But four years later, the building no longer is a viable part of the society’s operation, and Klehm announced on Friday, Dec. 15, that the facility is closed.
Klehm said a number of factors influenced the decision. The primary challenge was the condition of the building. The former veterinarian’s office at 2207 183rd St. was not built to animal sheltering standards, she said. For the original purpose of the building, to serve as a place for fast-track adoptions, that was less of a problem. But since the COVID-19 pandemic, the shelter has been getting more strays, more big dogs, and the kennels were not adequate to house them.
In the announcement of the closure, Klehm noted that the center “doesn’t have the infrastructure to support the medically and behaviorally challenged animals we’re intaking” and the conditions there were causing the animals stress.
SSHS tried fixing some of the problems, but the building started having other problems. Heating and air conditioning problems made it difficult to house animals there during very hot or very cold days.
“The whole building felt like a dam, where we put our finger in one hole and a new leak would sprout out in another direction,” she said.
Estimates for making the bare minimum repairs came in at about $350,000. To make all the repairs needed would have been up to $750,000.
The costs did not make sense, Klehm said, when considering the number of adoptions the center supported. During 2023, 430 animals were adopted from the Homewood location, 860 were adopted at off-site adoption events and 2,106 were adopted from the organization’s new facility at 21800 Central Ave. in Matteson, a 19,000 square foot space that opened in June 2022.
To help compensate for the loss of the center, SSHS plans to focus on more adoption events, which have been successful and will enable the organization to maintain its presence in the community. Klehm noted that SSHS already has regular events at Flossmoor Station Restaurant and Brewery, Ford of Homewood and Petco in Homewood.
She hopes to partner with more local businesses to host adoption events.
“We don’t ever want to lose our roots in the H-F community,” she said.
There are two adoption events scheduled in coming weeks at Petco, 17930 Halsted St., one on Saturday, Dec. 30, and one on Saturday, Jan. 14. Both events will run from noon to 3 p.m.
The next step for the building has not yet been determined, and until it is, there might be occasional pop-up adoption events there.
Klehm said she has been discussing with village officials possibilities for the future of the building, which was given to SSHS by a donor. She does not want to leave it vacant and hopes to have a plan in place soon.
Another factor in the decision to close the center was staffing shortages. Klehm said that, like many employers, SSHS has struggled since the pandemic to maintain staff levels, and volunteer numbers haven’t completely bounced back to pre-pandemic levels, either.
That made operating two locations impractical. Closing one will ease pressure on the staff and volunteers, Klehm said.
In spite of the decision to close, Klehm said she considers the adoption center a success. It was a necessity when it was opened.

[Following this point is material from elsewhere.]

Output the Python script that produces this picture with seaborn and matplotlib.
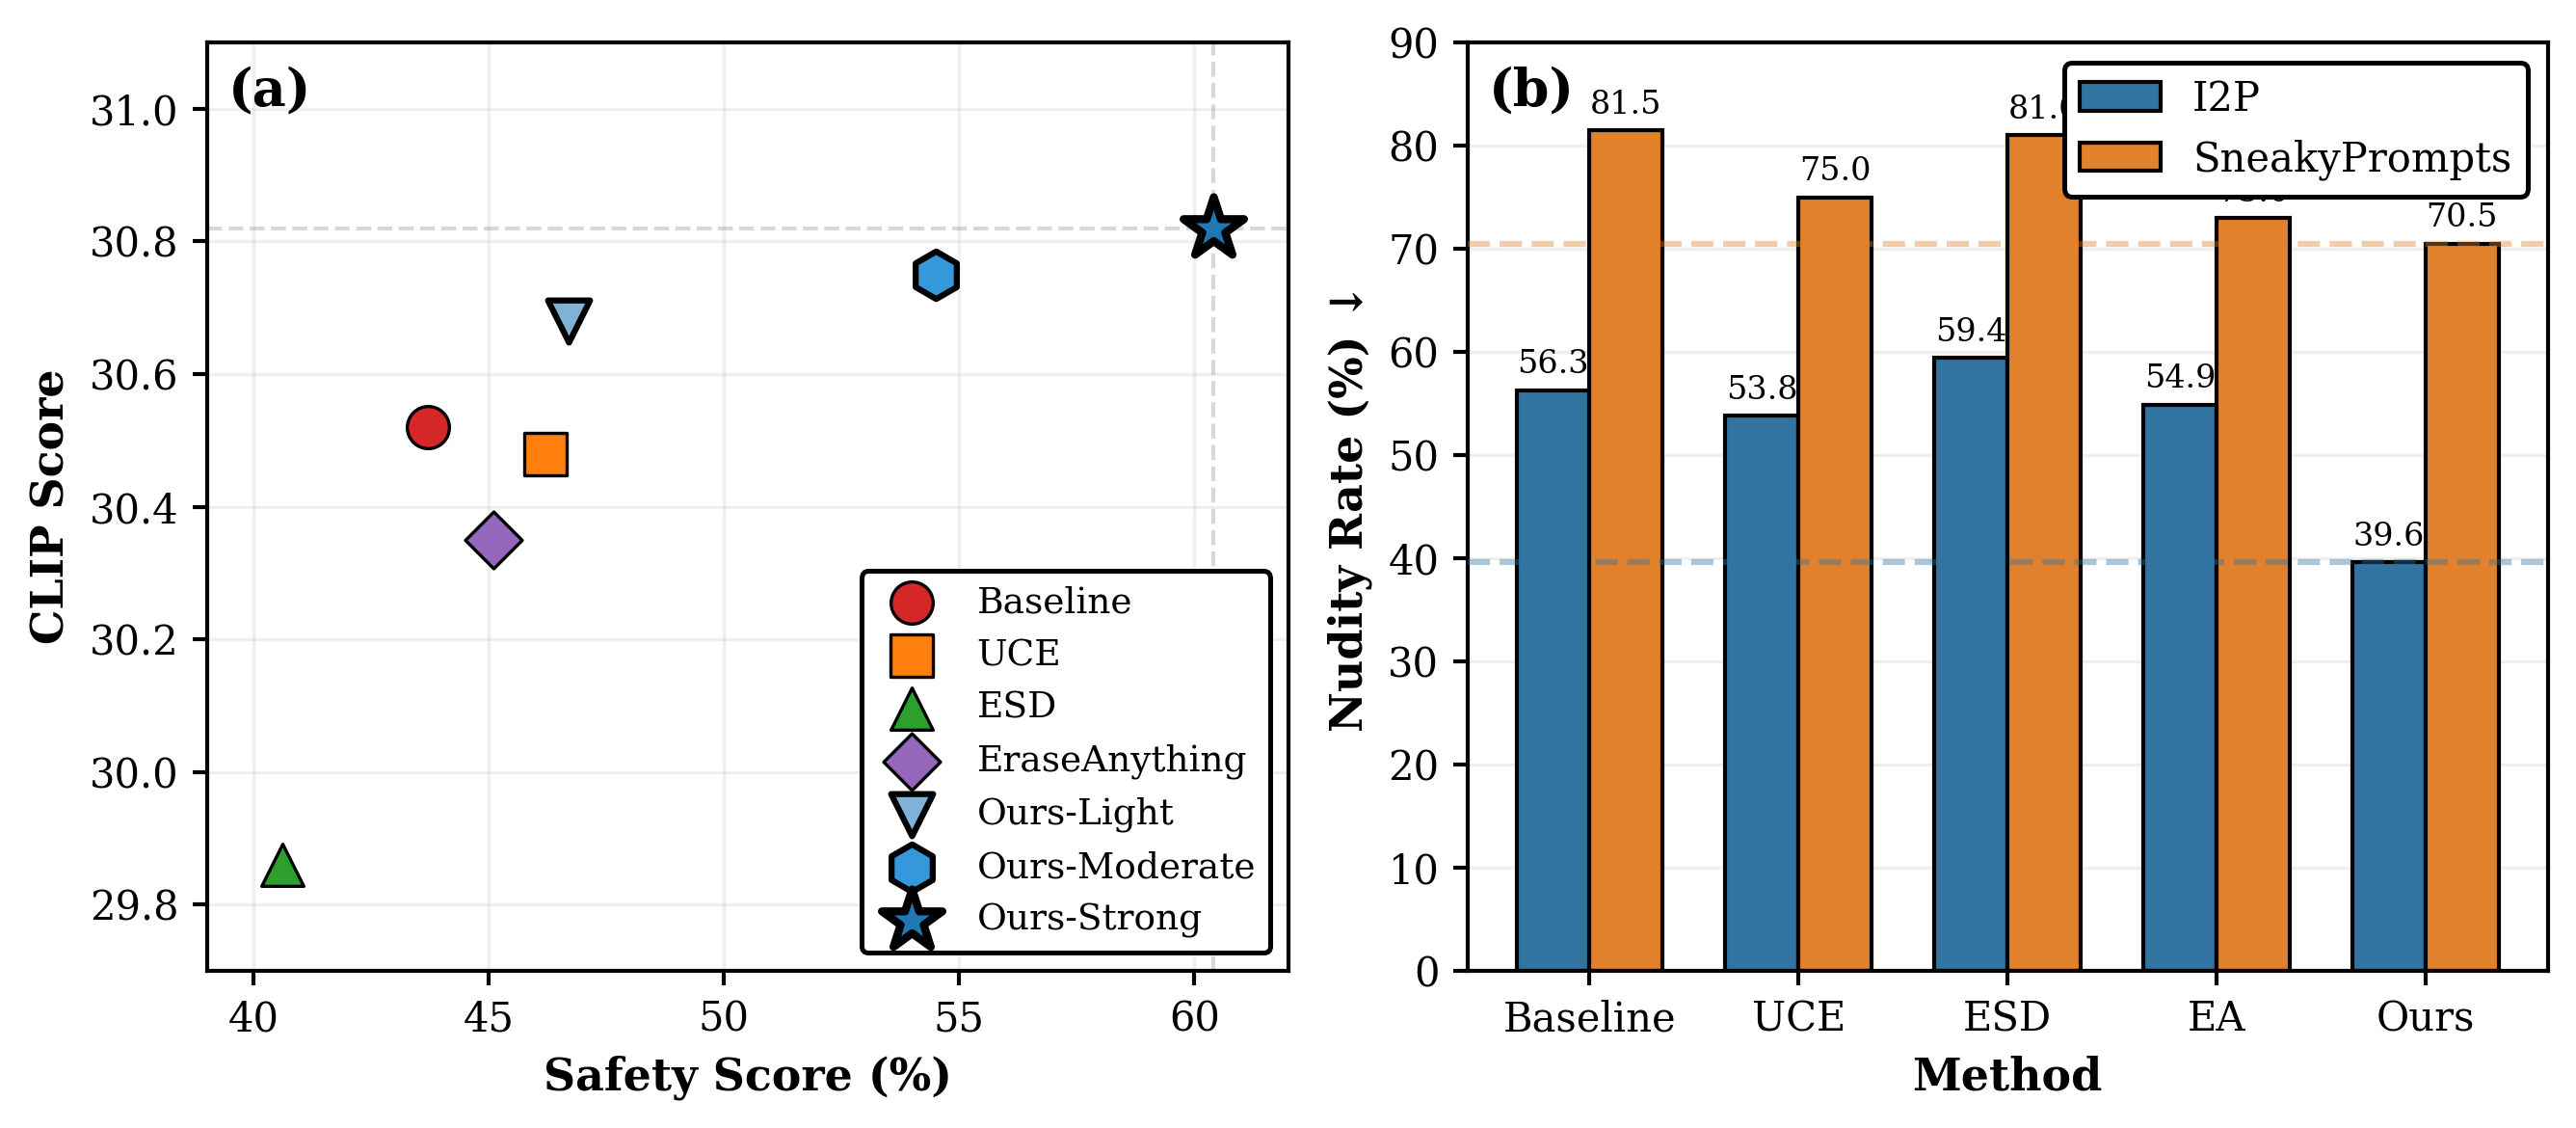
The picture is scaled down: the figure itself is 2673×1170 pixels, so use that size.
import numpy as np
import pandas as pd
import matplotlib
matplotlib.use("Agg")
import matplotlib.pyplot as plt
import seaborn as sns

# ---------------- data ----------------
methods_a = ["Baseline", "UCE", "ESD", "EraseAnything", "Ours-Light", "Ours-Moderate", "Ours-Strong"]
safety = [43.7, 46.2, 40.6, 45.1, 46.7, 54.5, 60.4]
clip = [30.52, 30.48, 29.86, 30.35, 30.68, 30.75, 30.82]

methods_b = ["Baseline", "UCE", "ESD", "EA", "Ours"]
i2p = [56.3, 53.8, 59.4, 54.9, 39.6]
sneaky = [81.5, 75.0, 81.0, 73.0, 70.5]

# ---------------- style ----------------
sns.set_style("ticks")
plt.rcParams["font.family"] = ["DejaVu Serif"]
plt.rcParams["text.color"] = "black"
plt.rcParams["axes.labelcolor"] = "black"
plt.rcParams["axes.edgecolor"] = "black"
plt.rcParams["axes.linewidth"] = 1.0
plt.rcParams["xtick.color"] = "black"
plt.rcParams["ytick.color"] = "black"
plt.rcParams["xtick.major.width"] = 1.0
plt.rcParams["ytick.major.width"] = 1.0
plt.rcParams["xtick.major.size"] = 3.5
plt.rcParams["ytick.major.size"] = 3.5

fig = plt.figure(figsize=(2673 / 300, 1170 / 300), dpi=300)
ax1 = fig.add_axes([0.0803, 0.1393, 0.4198, 0.823])
ax2 = fig.add_axes([0.5696, 0.1393, 0.4195, 0.823])

# ---------------- panel (a) ----------------
markers = ["o", "s", "^", "D", "v", "h", "*"]
colors = ["#d62728", "#ff7f0e", "#2ca02c", "#9467bd", "#7fb2d6", "#3498db", "#1f77b4"]
sizes = [110, 110, 110, 100, 110, 140, 250]
lws = [0.8, 0.8, 0.8, 0.8, 1.5, 1.5, 2.0]

ax1.axhline(clip[-1], color="gray", alpha=0.3, lw=1.0, ls="--", zorder=1)
ax1.axvline(safety[-1], color="gray", alpha=0.3, lw=1.0, ls="--", zorder=1)

for m, x, y, mk, c, s, lw in zip(methods_a, safety, clip, markers, colors, sizes, lws):
    sns.scatterplot(x=[x], y=[y], marker=mk, s=s, color=c, edgecolor="black",
                    linewidth=lw, label=m, ax=ax1, zorder=3)

ax1.set_xlim(39, 62)
ax1.set_ylim(29.7, 31.1)
ax1.grid(True, alpha=0.3)
ax1.set_axisbelow(True)
ax1.set_xlabel("Safety Score (%)", fontsize=11, fontweight="bold")
ax1.set_ylabel("CLIP Score", fontsize=11, fontweight="bold")
ax1.tick_params(labelsize=10)
leg1 = ax1.legend(loc="lower right", fontsize=9, frameon=True, framealpha=1,
                  edgecolor="black", fancybox=True, labelspacing=0.5)
leg1.get_frame().set_linewidth(1.2)
ax1.text(0.02, 0.975, "(a)", transform=ax1.transAxes, fontsize=13,
         fontweight="bold", va="top", ha="left")

# ---------------- panel (b) ----------------
df = pd.DataFrame({
    "Method": methods_b * 2,
    "Rate": i2p + sneaky,
    "Dataset": ["I2P"] * len(methods_b) + ["SneakyPrompts"] * len(methods_b),
})
sns.barplot(data=df, x="Method", y="Rate", hue="Dataset",
            palette=["#1f77b4", "#ff7f0e"], width=0.7, edgecolor="black",
            linewidth=1.0, ax=ax2, zorder=2)
for cont in ax2.containers:
    ax2.bar_label(cont, fmt="%.1f", padding=2.5, fontsize=8)

ax2.axhline(i2p[-1], color="#3274a1", alpha=0.4, lw=1.5, ls="--", zorder=3)
ax2.axhline(sneaky[-1], color="#e1812c", alpha=0.4, lw=1.5, ls="--", zorder=3)

ax2.set_xlim(-0.585, 4.585)
ax2.set_ylim(0, 90)
ax2.set_yticks(np.arange(0, 91, 10))
ax2.grid(True, axis="y", alpha=0.3)
ax2.set_axisbelow(True)
ax2.set_xlabel("Method", fontsize=11, fontweight="bold")
ax2.set_ylabel("Nudity Rate (%) ↓", fontsize=11, fontweight="bold")
ax2.tick_params(labelsize=10)
leg2 = ax2.legend(loc="upper right", fontsize=10, frameon=True, framealpha=1,
                  edgecolor="black", fancybox=True, title=None)
leg2.get_frame().set_linewidth(1.2)
leg2.set_zorder(5)
ax2.text(0.02, 0.975, "(b)", transform=ax2.transAxes, fontsize=13,
         fontweight="bold", va="top", ha="left")

fig.savefig("out.png", dpi=300)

The main shelter in Chicago Heights had become inadequate to serving the needs of the animals.
She said the center was an important bridge between the old shelter and the new facility.
“I don’t want anyone to think it was a failure because we closed it. It wasn’t. It was exactly what we needed,” she said. “We can still feel really proud about that, and we can be sad. We just didn’t have a choice. This is a decision we’ve debated for months and months.”